Out to stop them (and save the entire world, of course) is an ordinary, hard-working American from Texas, an inventor-engineer named Cade Yeager (Mark Wahlberg). Along with his long-legged, blond daughter Tessa (Nicola Peltz) and her Irish, professional car driver-boyfriend Shane (Jack Reynor), they team up with Optimus Prime to thwart the government’s collusion with the Transformers’ original Creators, whose agenda is to plant a transformium seed in Earth’s biggest city and wipe out the human race.
And, yada yada yada, there’s a seemingly infinite number of chase sequences, shootouts, explosions, hanging-ons for dear life, etc., all executed in the most patronizing and macho-American of ways. Would you believe there’s even a scene when Cade conveniently spots a football to throw at one of the bad guys? How patriotic!
There was a time when Transformers: Age of Extinction would have been an “event movie,” despite its quality, and at the very least, it would have provoked enthusiastic criticism of just how audaciously bad it was. But nowadays, seven years after the original, this no longer seems to be the case. Judging by the other members of the audience, everyone has moved on and the reactions to what was happening on-screen were muted and lethargic at best. People only seemed to be in the theater for the hell of it, not because they actually wanted to be, which is sad and discouraging.
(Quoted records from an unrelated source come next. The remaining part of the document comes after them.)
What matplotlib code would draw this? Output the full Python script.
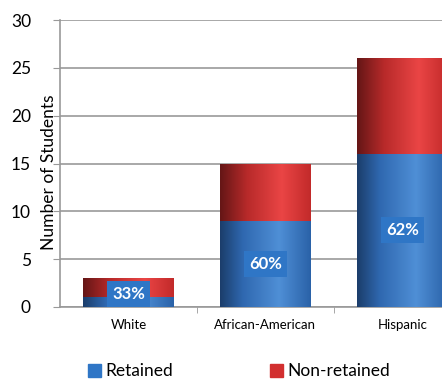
import numpy as np
import matplotlib

matplotlib.use("Agg")
import matplotlib.pyplot as plt
from matplotlib.colors import LinearSegmentedColormap
from matplotlib.patches import Patch

plt.rcParams["font.family"] = ["Lato", "DejaVu Sans"]

categories = ["White", "African-American", "Hispanic"]
retained = [1, 9, 16]
non_retained = [2, 6, 10]
yticks = [0, 5, 10, 15, 20, 25, 30]

# cylinder-ish shading: dark left edge, highlight right of centre
blue_cmap = LinearSegmentedColormap.from_list(
    "blue_cyl", [(0, "#1b3d6a"), (0.25, "#2f68b0"), (0.65, "#4f8fd6"), (1, "#2a62a8")])
red_cmap = LinearSegmentedColormap.from_list(
    "red_cyl", [(0, "#641616"), (0.3, "#b82a2a"), (0.68, "#ea4545"), (1, "#c22a2a")])

fig = plt.figure(figsize=(4.42, 3.79), dpi=100)
ax = fig.add_axes([0.136, 0.19, 0.896, 0.757])

x = np.arange(len(categories))
width = 0.66
ret_bars = ax.bar(x, retained, width, color="none", edgecolor="none")
non_bars = ax.bar(x, non_retained, width, bottom=retained, color="none", edgecolor="none")

grad = np.linspace(0, 1, 256).reshape(1, -1)
for bars, cmap in ((ret_bars, blue_cmap), (non_bars, red_cmap)):
    for b in bars:
        x0, y0 = b.get_x(), b.get_y()
        im = ax.imshow(grad, cmap=cmap, aspect="auto", zorder=3,
                       extent=[x0, x0 + b.get_width(), y0, y0 + b.get_height()])
        im.set_clip_path(b)

for xi, r, n in zip(x, retained, non_retained):
    pct = round(100 * r / (r + n))
    ax.text(xi, max(r / 2, 1.4), f"{pct}%", ha="center", va="center", color="white",
            fontsize=12, fontweight="bold", zorder=5,
            bbox=dict(boxstyle="square,pad=0.3", fc="#2f76c6", ec="none"))

ax.set_xlim(-0.5, 2.394)
ax.set_ylim(0, 30)
ax.set_yticks(yticks)
ax.set_xticks(x)
ax.set_xticklabels(categories, fontsize=9.5)
ax.tick_params(axis="x", length=0, pad=9)
ax.set_xticks([0.5, 1.5], minor=True)
ax.tick_params(axis="x", which="minor", length=4, color="#999999", direction="out")
ax.tick_params(axis="y", labelsize=12.5, length=5, color="#999999", pad=16)
ax.set_ylabel("Number of Students", fontsize=12.5, va="center")
ax.yaxis.set_label_coords(-0.028, 0.47)
ax.yaxis.grid(True, color="#999999", lw=1.2)
ax.set_axisbelow(True)
for s in ("top", "right"):
    ax.spines[s].set_visible(False)
for s in ("left", "bottom"):
    ax.spines[s].set_color("#999999")
    ax.spines[s].set_linewidth(1.2)

handles = [Patch(color="#2f76c6", label="Retained"), Patch(color="#d22f2f", label="Non-retained")]
fig.legend(handles=handles, loc="center left", bbox_to_anchor=(0.199, 0.02), ncol=2,
           frameon=False, fontsize=12.5, borderpad=0, borderaxespad=0,
           handlelength=0.75, handleheight=0.75,
           handletextpad=0.25, columnspacing=5.6)

fig.savefig("out.png", dpi=100)
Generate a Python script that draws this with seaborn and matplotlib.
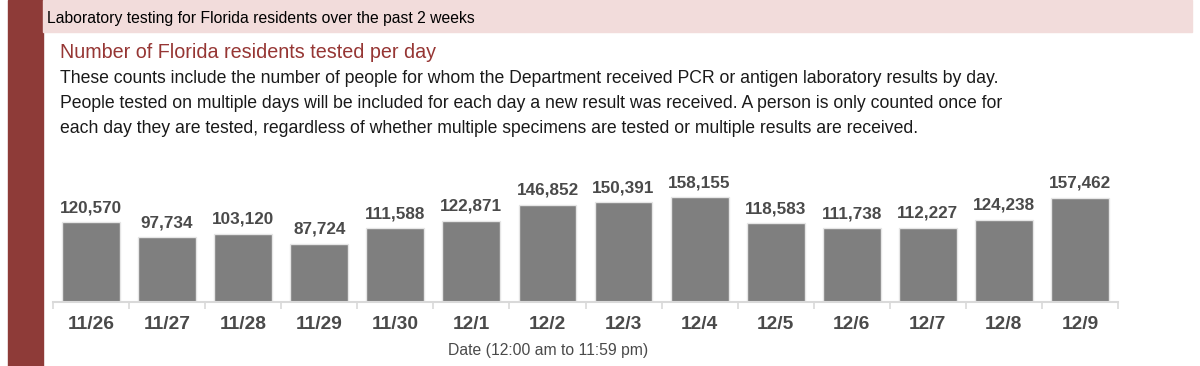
import numpy as np
import pandas as pd
import seaborn as sns
import matplotlib.pyplot as plt
from matplotlib.patches import Rectangle

# daily counts
dates = ["11/26", "11/27", "11/28", "11/29", "11/30", "12/1", "12/2",
         "12/3", "12/4", "12/5", "12/6", "12/7", "12/8", "12/9"]
tested = [120570, 97734, 103120, 87724, 111588, 122871, 146852,
          150391, 158155, 118583, 111738, 112227, 124238, 157462]

header = "Laboratory testing for Florida residents over the past 2 weeks"
subtitle = "Number of Florida residents tested per day"
body = [
    "These counts include the number of people for whom the Department received PCR or antigen laboratory results by day.",
    "People tested on multiple days will be included for each day a new result was received. A person is only counted once for",
    "each day they are tested, regardless of whether multiple specimens are tested or multiple results are received.",
]
xlabel = "Date (12:00 am to 11:59 pm)"

RED = "#8e3b38"
PINK = "#f2dcdb"
TITLE_RED = "#963634"
BAR = "#7f7f7f"
AXIS = "#d9d9d9"
LABEL = "#4a4a4a"

sns.set_style("white")
plt.rcParams["font.family"] = ["Liberation Sans", "DejaVu Sans"]

W, H = 1200, 366
fig = plt.figure(figsize=(W / 100, H / 100), dpi=100)


def fx(px):
    return px / W


def fy(py):
    return 1 - py / H


# page decoration: red side bar and pink header band
fig.patches.append(Rectangle((fx(8), 0), fx(35), 1, transform=fig.transFigure,
                             color=RED, zorder=0))
fig.patches.append(Rectangle((fx(43), fy(32)), fx(1192 - 43), 32 / H,
                             transform=fig.transFigure, color=PINK, zorder=0))

fig.text(fx(47), fy(23), header, fontsize=11.3, va="baseline", color="black")
fig.text(fx(60), fy(58), subtitle, fontsize=14.2, va="baseline", color=TITLE_RED)
for i, line in enumerate(body):
    fig.text(fx(60), fy(83 + 25 * i), line, fontsize=12.7, va="baseline", color="#1a1a1a")

# chart area
ax = fig.add_axes([fx(53), fy(302), fx(1118 - 53), (302 - 140) / H])
df = pd.DataFrame({"date": dates, "tested": tested})
sns.barplot(data=df, x="date", y="tested", color=BAR, saturation=1, width=0.76,
            edgecolor="#e6e6e6", linewidth=1, ax=ax)

ax.bar_label(ax.containers[0], labels=[f"{v:,}" for v in tested], padding=5,
             fontsize=12.3, fontweight="bold", color=LABEL)

ax.set_xlim(-0.5, len(dates) - 0.5)
ax.set_ylim(0, 162 * 1510)
ax.set_yticks([])
ax.set_xlabel("")
ax.set_ylabel("")
ax.set_xticks(np.arange(-0.5, len(dates), 1), minor=True)
ax.tick_params(axis="x", which="major", length=0, pad=10, labelsize=13.8, labelcolor=LABEL)
for lbl in ax.get_xticklabels():
    lbl.set_fontweight("bold")
ax.tick_params(axis="x", which="minor", length=5, width=1.2, color=AXIS, bottom=True)
for side in ["top", "right", "left"]:
    ax.spines[side].set_visible(False)
ax.spines["bottom"].set_color(AXIS)
ax.spines["bottom"].set_linewidth(1.5)
ax.patch.set_alpha(0)

fig.text(fx(548), fy(355), xlabel, fontsize=11.3, ha="center", va="baseline", color=LABEL)

fig.savefig("out.png", dpi=100)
Nevertheless, as I write this, Age of Extinction is already a phenomenal success at the global box-office, and so no matter how negatively I write about it, it won’t matter. There will be another Transformers movie in the future and all we can do is hope that Bay and company will finally recognize what they have at their disposal and try to deliver something better, or, at the very least, different. We’ve seen this type of movie from them time and again, and if it’s this boring and pathetic to us, wouldn’t it be the same for them? Don’t they want to diverge from their standard practices simply for their own sakes? Again, we can only hope.